Inquiry into King’s charity ‘would have offended important people’

King Charles III at the gates of Balmoral in Scotland.
King Charles III at the gates of Balmoral in Scotland. Photograph: Jane Barlow/AFP/Getty Images

Asked about the Metropolitan police decision to take no further action in the cash-for-honours allegation involving King Charles’s Prince’s Foundation, the author and former Liberal Democrat MP Norman Baker said wearily: “I’m not actually surprised. To have taken action would have offended important people in society.”

Baker, the author of the 2019 criticism of the royal family, And What Do You Do?, wrote to the Met in 2021 calling for an investigation after press reports emerged that a longtime senior aide of the then-Prince Charles had offered a Saudi billionaire (and donor to causes close to the king’s heart) help to secure a knighthood and UK citizenship in return for donations.

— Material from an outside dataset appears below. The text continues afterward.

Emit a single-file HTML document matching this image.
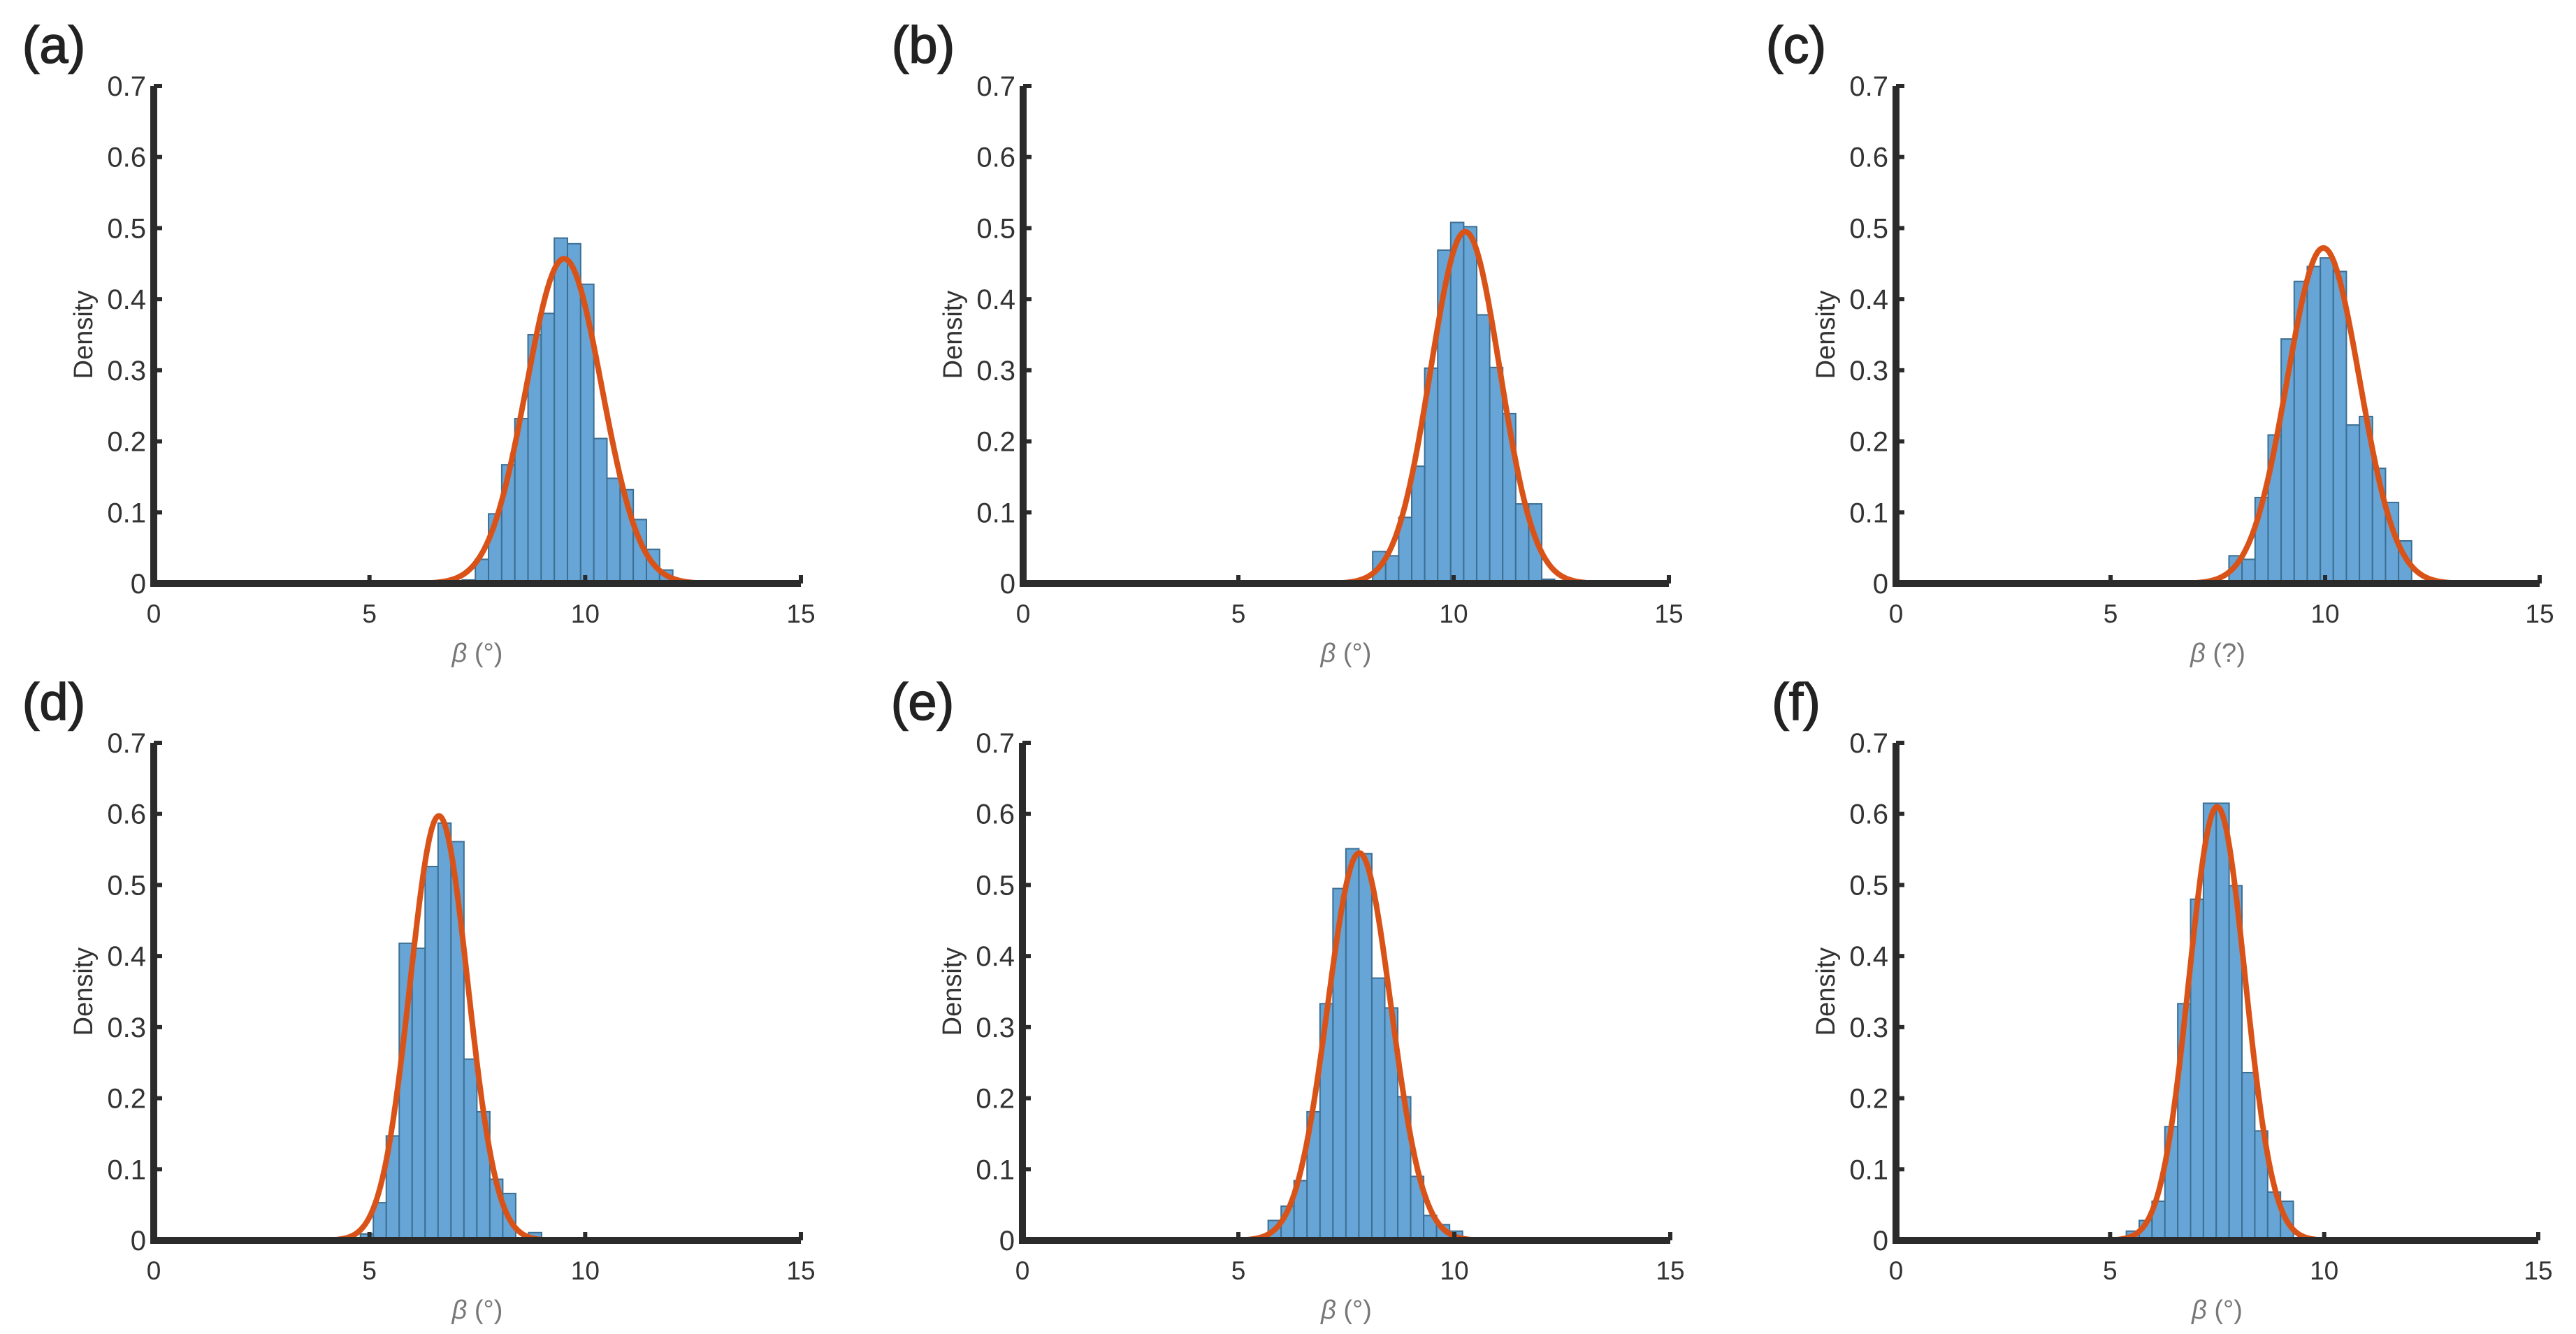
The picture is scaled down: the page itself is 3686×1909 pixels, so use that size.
<!DOCTYPE html>
<html><head><meta charset="utf-8">
<style>
html,body{margin:0;padding:0;background:#fff;}
svg{display:block;}
text{font-family:"Liberation Sans",sans-serif;}
</style></head>
<body>
<svg id="fig" width="3686" height="1909" viewBox="0 0 3686 1909" xmlns="http://www.w3.org/2000/svg"></svg>
<script>
const panelLabels = ["(a)","(b)","(c)","(d)","(e)","(f)"];
const xUnits = ["(°)","(°)","(?)","(°)","(°)","(°)"];
const binStart = [7.15, 8.12, 7.76, 4.79, 5.69, 5.38];
const binWidth = [0.305, 0.302, 0.304, 0.30, 0.30, 0.30];
const densA = [0.005,0.034,0.098,0.167,0.232,0.35,0.38,0.486,0.478,0.421,0.204,0.148,0.132,0.09,0.048,0.019];
const densB = [0.045,0.039,0.093,0.165,0.303,0.469,0.508,0.502,0.378,0.304,0.239,0.112,0.112,0.006,0.001,0.003,0.002];
const densC = [0.039,0.034,0.121,0.209,0.344,0.425,0.446,0.458,0.439,0.223,0.235,0.162,0.114,0.060];
const densD = [0.009,0.053,0.147,0.418,0.411,0.526,0.587,0.561,0.255,0.181,0.086,0.066,0.0,0.011];
const densE = [0.028,0.048,0.084,0.181,0.333,0.495,0.551,0.544,0.369,0.327,0.202,0.09,0.035,0.022,0.013];
const densF = [0.013,0.028,0.055,0.16,0.333,0.48,0.615,0.615,0.499,0.236,0.154,0.068,0.055,0.003];
const fitMu = [9.51, 10.27, 9.96, 6.61, 7.80, 7.50];
const fitSigma = [0.873, 0.806, 0.845, 0.668, 0.732, 0.654];
const xTicks = [0,5,10,15];
const yTicks = [0,0.1,0.2,0.3,0.4,0.5,0.6,0.7];
const yTickLabels = ["0","0.1","0.2","0.3","0.4","0.5","0.6","0.7"];

const allDens = [densA,densB,densC,densD,densE,densF];
const layout = [
  {x0:220,x1:1146,yb:835,yt:123},
  {x0:1464,x1:2388,yb:835,yt:123},
  {x0:2713,x1:3634,yb:835,yt:123},
  {x0:220,x1:1146,yb:1775,yt:1063},
  {x0:1463,x1:2390,yb:1775,yt:1063},
  {x0:2713,x1:3632,yb:1775,yt:1063}
];
const NS="http://www.w3.org/2000/svg";
const svg=document.getElementById('fig');
function mk(tag,attrs,parent){const e=document.createElementNS(NS,tag);for(const k in attrs)e.setAttribute(k,attrs[k]);(parent||svg).appendChild(e);return e;}

layout.forEach((L,p)=>{
  const g=mk('g',{});
  
  
  const sx=v=>L.x0+(v-0)/15*(L.x1-L.x0);
  const sy=v=>L.yb-(v/0.7)*(L.yb-L.yt);
  const pl=mk('text',{x:L.x0-143,y:L.yt-33,'font-size':74,'text-anchor':'middle',fill:'#222',stroke:'#222','stroke-width':1.5,'font-family':'"DejaVu Sans",sans-serif'},g);
  pl.textContent=panelLabels[p];
  
  
  const bg=mk('g',{},g);
  
  
  allDens[p].forEach((d,i)=>{
    const a=binStart[p]+i*binWidth[p], b=a+binWidth[p];
    const r=mk('rect',{x:sx(a),y:sy(d),width:sx(b)-sx(a),height:sy(0)-sy(d),fill:'#66a5d6',stroke:'#3d6f93','stroke-width':2},bg);
    
    
  });
  let pts=[];
  const mu=fitMu[p], s=fitSigma[p];
  for(let v=mu-4.2*s; v<=mu+4.2*s; v+=0.02){
    const d=Math.exp(-0.5*((v-mu)/s)**2)/(s*Math.sqrt(2*Math.PI));
    pts.push(sx(v).toFixed(1)+','+sy(d).toFixed(1));
  }
  const c=mk('polyline',{points:pts.join(' '),fill:'none',stroke:'#d95319','stroke-width':8,'stroke-linejoin':'round'},g);
  
  
  const ax=mk('path',{d:`M${L.x0},${L.yt} L${L.x0},${L.yb} L${L.x1},${L.yb}`,fill:'none',stroke:'#2b2b2b','stroke-width':10},g);
  
  
  xTicks.forEach(t=>{
    const tk=mk('line',{x1:sx(t),x2:sx(t),y1:L.yb,y2:L.yb-12,stroke:'#2b2b2b','stroke-width':6},g);
    
    
    const tl=mk('text',{x:sx(t),y:L.yb+56,'font-size':37,'text-anchor':'middle',fill:'#333'},g);
    tl.textContent=String(t);
    
    
  });
  yTicks.forEach((t,i)=>{
    const tk=mk('line',{x1:L.x0,x2:L.x0+12,y1:sy(t),y2:sy(t),stroke:'#2b2b2b','stroke-width':6},g);
    
    
    const tl=mk('text',{x:L.x0-11,y:sy(t)+14,'font-size':40,'text-anchor':'end',fill:'#333'},g);
    tl.textContent=yTickLabels[i];
    
    
  });
  const yl=mk('text',{x:0,y:0,'font-size':38,'text-anchor':'middle',fill:'#333',transform:`translate(${L.x0-88},${(L.yb+L.yt)/2}) rotate(-90)`},g);
  yl.textContent='Density';
  
  
  const xl=mk('text',{x:(L.x0+L.x1)/2,y:L.yb+112,'font-size':38,'text-anchor':'middle',fill:'#777'},g);
  
  
  const t1=mk('tspan',{'font-style':'italic'},xl);
  t1.textContent='β ';
  const t2=mk('tspan',{},xl);
  t2.textContent=xUnits[p];
});
</script>
</body></html>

That offer, made in 2017 by Michael Fawcett, in a letter to Mahfouz Marei Mubarak bin Mahfouz, made it clear the Prince’s Foundation (founded by the king, who remains its president) would be “happy and willing” to use its influence to help smooth the way for Mahfouz.

After Baker’s letter, the Met set about considering whether there had been breaches of the laws around the sale of honours and bribery. After 18 months of interviewing witnesses and trawling through documents, and after advice from the Crown Prosecution Service, it decided the investigation would be discontinued.

There is no suggestion of any wrongdoing on behalf of the king – who said he had no knowledge of Fawcett’s offers of help. Nor is there any suggestion of wrongdoing by Mahfouz. Spokespeople for the king have insisted in the past that his charities operate independently of the monarch in matters of fundraising and governance.

And yet it is not the only embarrassing episode involving the king’s charities and wealthy donors. Last year, the Sunday Times reported that between 2011 and 2015 the Prince of Wales Charitable Fund accepted 3m euros in cash stuffed into a suitcase and a Fortnum & Mason carrier bag from a billionaire Qatari sheikh.

Despite the questionable optics of this transaction (Baker opined that this was “what one might expect from a South American drug baron, not the heir to the British throne”), the Charity Commission chose not to investigate further, concluding that there was no evidence of illegality.

While the king himself has escaped investigation, his charities have not. The foundation’s former chair, Douglas Connell, resigned in September 2021 after a £100,000 donation from a wealthy Russian donor was accepted – and then rejected – by the charity’s ethics committee after doubts over the provenance of the cash.

Two months later, Fawcett, by then the foundation’s chief executive, resigned in the wake of the cash-for-honours allegations. The foundation’s board, acknowledging the reputational damage caused by what it called “historic fundraising practices”, carried out an internal review to ensure the charity in future “always acts with utmost integrity and probity”. It said trustees had been unaware of Fawcett’s alleged actions.

The foundation remains under investigation from the Scottish charity regulator into a series of issues relating to the charity’s use and handling of grants and donations. The Charity Commission for England and Wales is investigating the Mahfouz Foundation charity – set up by the aforementioned Saudi billionaire – over financial dealings involving the Prince’s Foundation.

Baker and other critics of the monarchy believe that police and charity regulators are wrongly reluctant to bring the king himself into the focus of their investigations, but for now a cloud still hovers over the foundation.